The ruling comes a little over a week after Kentucky Gov. Andy Beshear (D) signed an executive order requiring all teachers, staff, students and visitors in Kentucky schools to wear face coverings while indoors.
In an eight-page ruling, U.S. District Judge William Bertelsman, a Carter appointee, said Beshear’s order appeared to lack validity after the state legislature earlier this year overrode Beshear's veto to pass a measure limiting his public health authority.
“The Executive Branch cannot simply ignore laws passed by the duly-elected representatives of the citizens of the Commonwealth of Kentucky. Therein lies tyranny.

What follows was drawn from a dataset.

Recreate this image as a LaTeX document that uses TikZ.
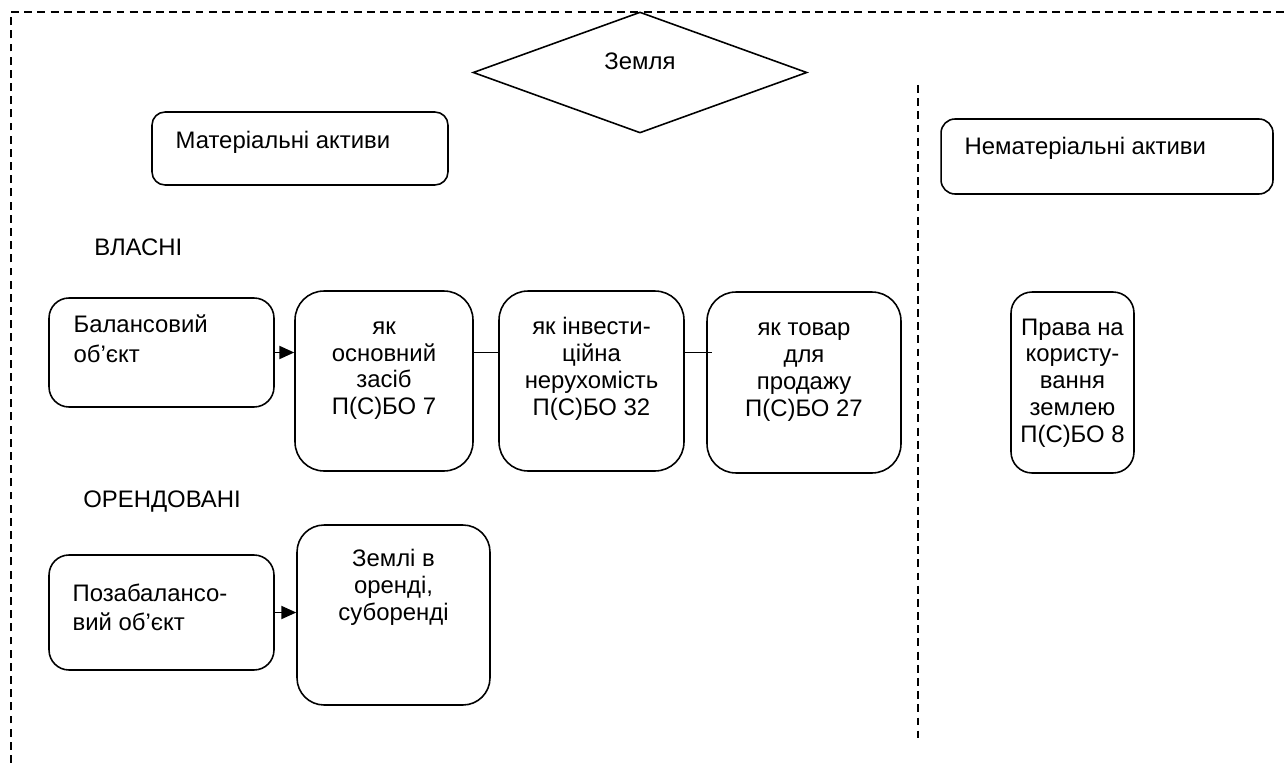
\documentclass[tikz,border=0pt]{standalone}
\usepackage{fontspec}
\setmainfont{Liberation Sans}
\usetikzlibrary{positioning,arrows.meta,shapes.geometric}

\begin{document}
\begin{tikzpicture}[
  x=0.02cm, y=-0.02cm,
  font=\fontsize{13.6}{15.3}\selectfont,
  box/.style={draw, line width=0.9pt, inner sep=0pt},
  txt/.style={align=center, inner sep=0pt},
  txtl/.style={align=left, inner sep=0pt, font=\fontsize{13.6}{17}\selectfont},
  lbl/.style={inner sep=0pt, anchor=base west},
  flow/.style={-{Triangle[length=8.5pt, width=7.5pt]}, line width=0.8pt},
  link/.style={line width=0.8pt},
  frame/.style={line width=0.8pt, dash pattern=on 4.5pt off 3pt},
]
\useasboundingbox (0,0) rectangle (1287,763);

% outer frame and divider
\draw[frame] (11,763) -- (11,12) -- (1287,12);
\draw[frame] (918,85) -- (918,738);

% top
\node[box, diamond, minimum width=6.68cm, minimum height=2.42cm] (zem) at (640,72.5) {};
\node[txt, anchor=base] (zemT) at ([yshift=1.5pt]zem.center) {Земля};

\node[box, rounded corners=0.26cm, minimum width=5.92cm, minimum height=1.46cm] (mat) at (300,148.5) {};
\node[txtl, below right=0.4cm and 0.48cm of mat.north west] (matT) {Матеріальні активи};
\node[box, rounded corners=0.28cm, minimum width=6.64cm, minimum height=1.5cm] (nonmat) at (1107,156.5) {};
\node[txtl, below right=0.38cm and 0.48cm of nonmat.north west] (nonmatT) {Нематеріальні активи};

% own land
\node[lbl] (own) at (94,256) {ВЛАСНІ};
\node[box, rounded corners=0.4cm, minimum width=4.5cm, minimum height=2.18cm] (bal) at (161.5,352.5) {};
\node[txtl, below right=0.34cm and 0.5cm of bal.north west] (balT) {Балансовий\\об’єкт};

\node[box, rounded corners=0.58cm, minimum width=3.56cm, minimum height=3.6cm] (osn) at (384,381) {};
\node[txt, below=0.62cm of osn.north] (osnT) {як\\основний\\засіб\\П(С)БО 7};
\node[box, rounded corners=0.58cm, minimum width=3.7cm, minimum height=3.6cm] (inv) at (591.5,381) {};
\node[txt, below=0.54cm of inv.north] (invT) {як інвести-\\ційна\\нерухомість\\П(С)БО 32};
\node[box, rounded corners=0.58cm, minimum width=3.88cm, minimum height=3.62cm] (tov) at (804,382.5) {};
\node[txt, below=0.62cm of tov.north] (tovT) {як товар\\для\\продажу\\П(С)БО 27};

\node[box, rounded corners=0.42cm, minimum width=2.46cm, minimum height=3.62cm] (prava) at (1072.5,382.5) {};
\node[txt, below=0.54cm of prava.north] (pravaT) {Права на\\користу-\\вання\\землею\\П(С)БО 8};

% leased land
\node[lbl] (leased) at (83,507) {ОРЕНДОВАНІ};
\node[box, rounded corners=0.4cm, minimum width=4.5cm, minimum height=2.3cm] (off) at (161.5,612.5) {};
\node[txtl, below right=0.58cm and 0.48cm of off.north west] (offT) {Позабалансо-\\вий об’єкт};
\node[box, rounded corners=0.54cm, minimum width=3.86cm, minimum height=3.6cm] (land) at (393.5,615) {};
\node[txt, below=0.5cm of land.north] (landT) {Землі в\\оренді,\\суборенді};

\draw[flow] (bal.east) -- (bal.east -| osn.west);
\draw[link] (bal.east -| osn.east) -- (bal.east -| inv.west);
\draw[link] (bal.east -| inv.east) -- ([xshift=3pt]bal.east -| tov.west);
\draw[flow] (off.east) -- (off.east -| land.west);
\end{tikzpicture}
\end{document}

If the citizens dislike the laws passed, the remedy lies with them, at the polls,” wrote Bertelsman, who sits on the federal district court bench in Kentucky’s Eastern District.
The Thursday ruling was not a final decision on the merits. Rather, it afforded temporary relief in response to a lawsuit brought by parents of students at a Catholic school in Cold Spring, Ky.
The dispute arose shortly after Beshear’s executive order signing on Aug. 10. The order was set to last for 30 days, with the possibility of being extended.
Beshear’s order noted that the Centers for Disease Control and Prevention recommends face coverings in schools, regardless of vaccination status.
“We are at a point where we cannot allow our kids to go into these buildings unprotected, unvaccinated, and face this delta variant,” Beshear said during the signing, according to a local Fox affiliate.
The vaccine remains unavailable for the roughly 661,000 Kentucky children under age 11, and only about one in three eligible Kentuckians between ages 12 and 17 had received their first dose, the executive order states.
A hearing in the case, Oswald v. Beshear, is scheduled for Tuesday.